山田洋次監督(83)が「男はつらいよ」シリーズ終了後、21年ぶりに本格的な喜劇映画を製作することが24日、分かった。タイトルは「家族はつらいよ」。13年「東京家族」の出演者8人が再結集する。熟年離婚騒動に揺れる家族の喜怒哀楽や人情をユーモラスに描く。16年公開予定。

 タイトルについて山田監督は「悩んだ。このタイトルを一番付けたかったけど照れくさい。僕の映画をからかう、オマージュにしても構わないだろうと思い切ってつけました」という。

 結婚50年を迎えた夫が、妻に誕生日プレゼントで欲しいものを聞いたところ、離婚届を差し出されてしまったところから始まる。夫妻を橋爪功と吉行和子が演じ、離婚話に揺れる家族を西村雅彦、夏川結衣、中嶋朋子、林家正蔵、妻夫木聡、蒼井優が演じる。

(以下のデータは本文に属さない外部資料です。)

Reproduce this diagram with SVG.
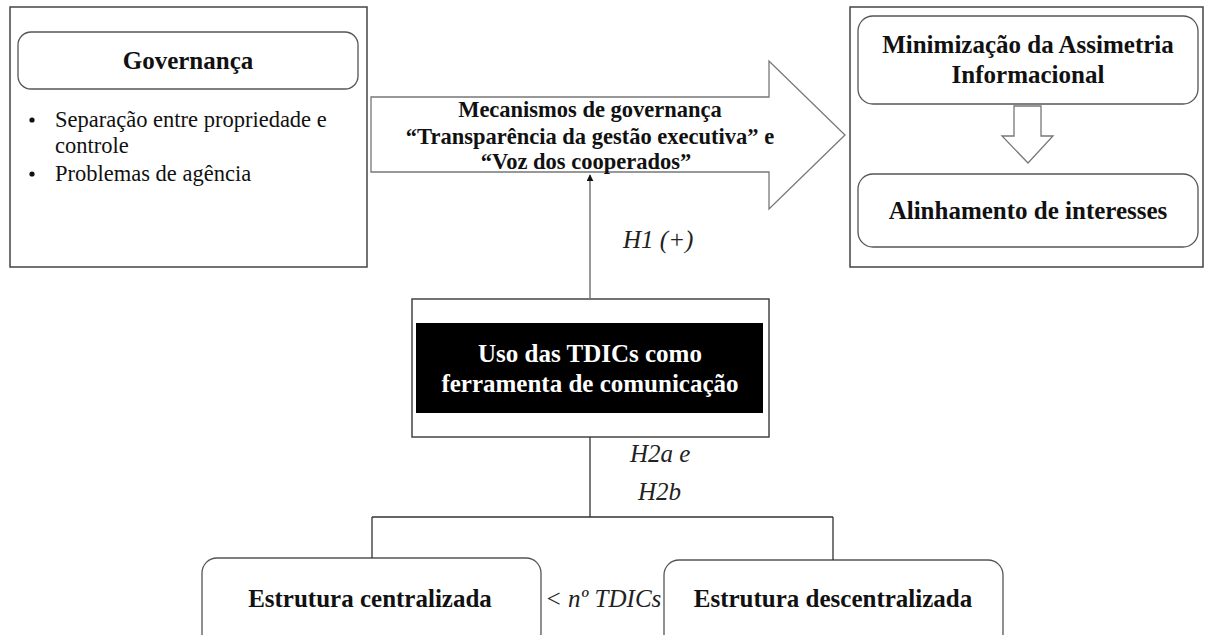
<svg xmlns="http://www.w3.org/2000/svg" width="1205" height="635" viewBox="0 0 1205 635" font-family="'Liberation Serif', 'Times New Roman', Times, 'DejaVu Serif', serif">
<style>
text{font-family:"Liberation Serif","Times New Roman",Times,"DejaVu Serif",serif}
.frame{fill:#fff;stroke:#444;stroke-width:1.5}
.rbox{fill:#fff;stroke:#555;stroke-width:1.3}
.bold{font-weight:bold;font-size:25px;fill:#111;text-anchor:middle}
.mid{font-size:22.5px}
.reg{font-size:22.5px;fill:#111}
.ital{font-style:italic;font-size:25px;fill:#222}
.conn{fill:none;stroke:#333;stroke-width:1.3}
.hollow{fill:#fff;stroke:#777;stroke-width:1.3}
</style>
<defs>
<marker id="ah" viewBox="0 0 10 10" refX="9" refY="5" markerWidth="7" markerHeight="7" orient="auto" markerUnits="userSpaceOnUse">
<path d="M0,0 L10,5 L0,10 Z" fill="#111"/>
</marker>
</defs>
<rect width="1205" height="635" fill="#fff"/>

<g id="governanca">
<rect class="frame" x="10" y="7" width="357" height="260"/>
<rect class="rbox" x="18" y="32" width="340" height="57" rx="13"/>
<text class="bold" x="188" y="69">Governança</text>
<circle cx="32" cy="120" r="2.6" fill="#111"/>
<circle cx="32" cy="174" r="2.6" fill="#111"/>
<text class="reg" x="55" y="127">Separação entre propriedade e</text>
<text class="reg" x="55" y="153">controle</text>
<text class="reg" x="55" y="181">Problemas de agência</text>
</g>

<g id="mecanismos">
<path class="hollow" d="M371,97 H769 V61 L845,135 L769,209 V172 H371 Z"/>
<text class="bold mid" x="590" y="117">Mecanismos de governança</text>
<text class="bold mid" x="590" y="144">“Transparência da gestão executiva” e</text>
<text class="bold mid" x="586" y="169">“Voz dos cooperados”</text>
</g>

<g id="resultados">
<rect class="frame" x="850" y="7" width="353" height="260"/>
<rect class="rbox" x="858" y="16" width="340" height="88" rx="15"/>
<text class="bold" x="1028" y="53">Minimização da Assimetria</text>
<text class="bold" x="1028" y="83">Informacional</text>
<path class="hollow" d="M1014,106 H1041 V136 H1053 L1028,163 L1002,136 H1014 Z"/>
<rect class="rbox" x="858" y="174" width="340" height="73" rx="15"/>
<text class="bold" x="1028" y="219">Alinhamento de interesses</text>
</g>

<g id="tdics">
<rect class="frame" x="412" y="299" width="357" height="138"/>
<rect x="416" y="323" width="347" height="90" fill="#000"/>
<text class="bold" x="590" y="362" style="fill:#fff">Uso das TDICs como</text>
<text class="bold" x="590" y="392" style="fill:#fff">ferramenta de comunicação</text>
</g>

<g id="centralizada">
<rect class="rbox" x="202" y="558" width="339" height="90" rx="15"/>
<text class="bold" x="370" y="607">Estrutura centralizada</text>
</g>

<g id="descentralizada">
<rect class="rbox" x="664" y="560" width="339" height="90" rx="15"/>
<text class="bold" x="833" y="607">Estrutura descentralizada</text>
</g>

<g id="connectors">
<line x1="590" y1="299" x2="590" y2="175" stroke="#777" stroke-width="1.5" marker-end="url(#ah)"/>
<path class="conn" d="M590,437 V517 M372,517 H833 M372,517 V558 M833,517 V560"/>
</g>

<g id="labels">
<text class="ital" x="623" y="248">H1 (+)</text>
<text class="ital" x="630" y="462">H2a e</text>
<text class="ital" x="638" y="500">H2b</text>
<text class="ital" x="545" y="607">&lt; nº TDICs</text>
</g>
</svg>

 山田監督は配役について「信頼関係を持つ人たちと一緒に仕事できることは、とても楽しい。作り上げたアンサンブルを逃すのはもったいなかった」。物語着想のきっかけも「東京家族」の撮影現場で実話をネタにした雑談からヒントを得たという。「今は非常に重苦しく暗い時代。だからこそ本気で笑いたいと思うけど、テレビの安っぽい笑いしかない。人間のおかしさを正直に伝え、『愚かなのは俺だけじゃないんだ』と笑い、少し悲しくなる。僕にとって喜劇はそういうもので『寅さん』もその気持ちで作った」。

 既に撮影に入っている。「今、日本は家族みんなで集まって泣いたり騒いだりしない。幸せな家族なんだと思いながら演出しています」。山田監督が考える本物の笑いで家族とは何かを問いかける。【村上幸将】

 ◆「男はつらいよ」シリーズ

 山田監督が原作・脚本を担当。フジテレビ系で68年から放送された連続ドラマをもとに、松竹で69年に映画化。主演の渥美清さんが死去した95年まで全48本を公開。再編集版「寅次郎ハイビスカスの花特別篇」が97年に公開。